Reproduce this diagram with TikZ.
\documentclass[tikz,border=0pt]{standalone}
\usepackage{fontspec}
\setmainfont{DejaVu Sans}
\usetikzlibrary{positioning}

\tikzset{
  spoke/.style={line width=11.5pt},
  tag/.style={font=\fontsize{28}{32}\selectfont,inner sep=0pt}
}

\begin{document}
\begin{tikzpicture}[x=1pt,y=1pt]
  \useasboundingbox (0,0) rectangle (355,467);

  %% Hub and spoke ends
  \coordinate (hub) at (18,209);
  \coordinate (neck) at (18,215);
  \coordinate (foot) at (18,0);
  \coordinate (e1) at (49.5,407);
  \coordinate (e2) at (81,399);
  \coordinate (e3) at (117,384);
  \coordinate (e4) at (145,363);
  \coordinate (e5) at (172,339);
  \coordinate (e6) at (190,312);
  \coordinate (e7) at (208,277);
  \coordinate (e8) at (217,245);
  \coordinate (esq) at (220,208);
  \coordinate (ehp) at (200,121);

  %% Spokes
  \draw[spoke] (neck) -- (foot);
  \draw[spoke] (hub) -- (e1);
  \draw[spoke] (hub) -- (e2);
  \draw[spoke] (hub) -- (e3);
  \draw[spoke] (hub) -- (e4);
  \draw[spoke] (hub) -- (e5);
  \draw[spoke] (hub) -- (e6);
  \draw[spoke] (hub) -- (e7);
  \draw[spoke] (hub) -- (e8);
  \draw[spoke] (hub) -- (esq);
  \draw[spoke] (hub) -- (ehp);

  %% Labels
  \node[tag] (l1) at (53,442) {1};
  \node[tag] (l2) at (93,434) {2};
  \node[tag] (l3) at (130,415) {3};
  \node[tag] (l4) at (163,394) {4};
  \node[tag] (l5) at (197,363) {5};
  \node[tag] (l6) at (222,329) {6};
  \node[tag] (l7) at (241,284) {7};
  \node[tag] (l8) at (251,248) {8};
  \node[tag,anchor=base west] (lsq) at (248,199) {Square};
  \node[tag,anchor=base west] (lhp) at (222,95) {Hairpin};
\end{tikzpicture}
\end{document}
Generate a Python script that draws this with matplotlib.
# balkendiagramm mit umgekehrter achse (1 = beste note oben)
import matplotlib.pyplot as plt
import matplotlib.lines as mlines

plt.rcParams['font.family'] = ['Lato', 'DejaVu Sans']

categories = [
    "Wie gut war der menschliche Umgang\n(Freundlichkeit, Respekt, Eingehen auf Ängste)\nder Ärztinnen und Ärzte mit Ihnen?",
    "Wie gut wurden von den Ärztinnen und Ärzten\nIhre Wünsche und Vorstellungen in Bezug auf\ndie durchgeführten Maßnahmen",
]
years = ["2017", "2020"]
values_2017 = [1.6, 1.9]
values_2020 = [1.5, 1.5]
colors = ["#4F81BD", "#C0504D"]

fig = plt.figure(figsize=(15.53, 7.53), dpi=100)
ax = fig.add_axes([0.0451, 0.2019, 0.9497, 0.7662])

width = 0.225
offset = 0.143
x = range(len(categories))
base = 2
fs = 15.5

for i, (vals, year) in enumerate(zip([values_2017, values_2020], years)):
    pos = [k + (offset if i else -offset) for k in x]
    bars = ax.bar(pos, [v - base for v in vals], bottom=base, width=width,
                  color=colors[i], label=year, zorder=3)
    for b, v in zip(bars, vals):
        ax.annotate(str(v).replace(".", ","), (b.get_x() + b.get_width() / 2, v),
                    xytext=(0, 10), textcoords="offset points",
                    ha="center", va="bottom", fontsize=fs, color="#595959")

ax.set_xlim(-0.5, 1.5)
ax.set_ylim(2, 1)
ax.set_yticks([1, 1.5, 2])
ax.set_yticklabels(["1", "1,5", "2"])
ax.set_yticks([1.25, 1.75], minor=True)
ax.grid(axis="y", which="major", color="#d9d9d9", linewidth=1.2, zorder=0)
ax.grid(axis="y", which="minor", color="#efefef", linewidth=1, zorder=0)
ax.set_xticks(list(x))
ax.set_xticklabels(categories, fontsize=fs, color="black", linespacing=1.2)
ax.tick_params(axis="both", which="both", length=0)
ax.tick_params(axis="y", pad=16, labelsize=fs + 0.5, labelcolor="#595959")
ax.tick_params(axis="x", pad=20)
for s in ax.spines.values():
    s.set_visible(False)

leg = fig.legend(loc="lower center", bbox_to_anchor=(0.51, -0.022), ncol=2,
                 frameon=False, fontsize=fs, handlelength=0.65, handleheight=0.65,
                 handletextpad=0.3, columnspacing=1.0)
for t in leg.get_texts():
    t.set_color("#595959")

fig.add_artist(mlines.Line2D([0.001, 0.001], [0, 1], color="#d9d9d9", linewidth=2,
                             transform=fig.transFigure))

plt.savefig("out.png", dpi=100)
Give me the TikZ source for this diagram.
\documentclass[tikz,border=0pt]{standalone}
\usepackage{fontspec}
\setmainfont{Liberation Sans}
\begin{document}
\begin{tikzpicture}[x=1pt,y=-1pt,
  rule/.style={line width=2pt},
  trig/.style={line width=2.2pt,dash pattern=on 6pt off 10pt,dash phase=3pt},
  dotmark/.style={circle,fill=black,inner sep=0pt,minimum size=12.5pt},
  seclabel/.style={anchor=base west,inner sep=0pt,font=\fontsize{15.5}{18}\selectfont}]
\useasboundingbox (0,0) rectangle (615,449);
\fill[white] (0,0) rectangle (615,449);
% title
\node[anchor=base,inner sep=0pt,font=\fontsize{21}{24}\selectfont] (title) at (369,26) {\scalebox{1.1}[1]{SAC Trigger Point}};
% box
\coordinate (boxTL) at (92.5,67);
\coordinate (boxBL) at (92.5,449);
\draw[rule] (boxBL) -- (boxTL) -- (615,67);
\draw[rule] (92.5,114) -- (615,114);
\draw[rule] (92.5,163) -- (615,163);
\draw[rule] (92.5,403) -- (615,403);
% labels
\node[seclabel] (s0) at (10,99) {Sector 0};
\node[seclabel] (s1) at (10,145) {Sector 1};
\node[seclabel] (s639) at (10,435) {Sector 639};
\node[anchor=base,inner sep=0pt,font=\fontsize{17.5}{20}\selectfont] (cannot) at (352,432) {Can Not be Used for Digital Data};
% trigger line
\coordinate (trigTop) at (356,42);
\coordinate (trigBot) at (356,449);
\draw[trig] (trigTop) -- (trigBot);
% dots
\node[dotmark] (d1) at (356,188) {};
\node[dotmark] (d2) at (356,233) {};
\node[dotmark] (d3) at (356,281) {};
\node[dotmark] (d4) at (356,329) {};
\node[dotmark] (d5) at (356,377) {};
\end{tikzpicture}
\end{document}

:::

Within the listing above, find every line containing the string "this" and return it.

Reproduce this diagram with TikZ.
Generate a Python script that draws this with matplotlib.
Give me the TikZ source for this diagram.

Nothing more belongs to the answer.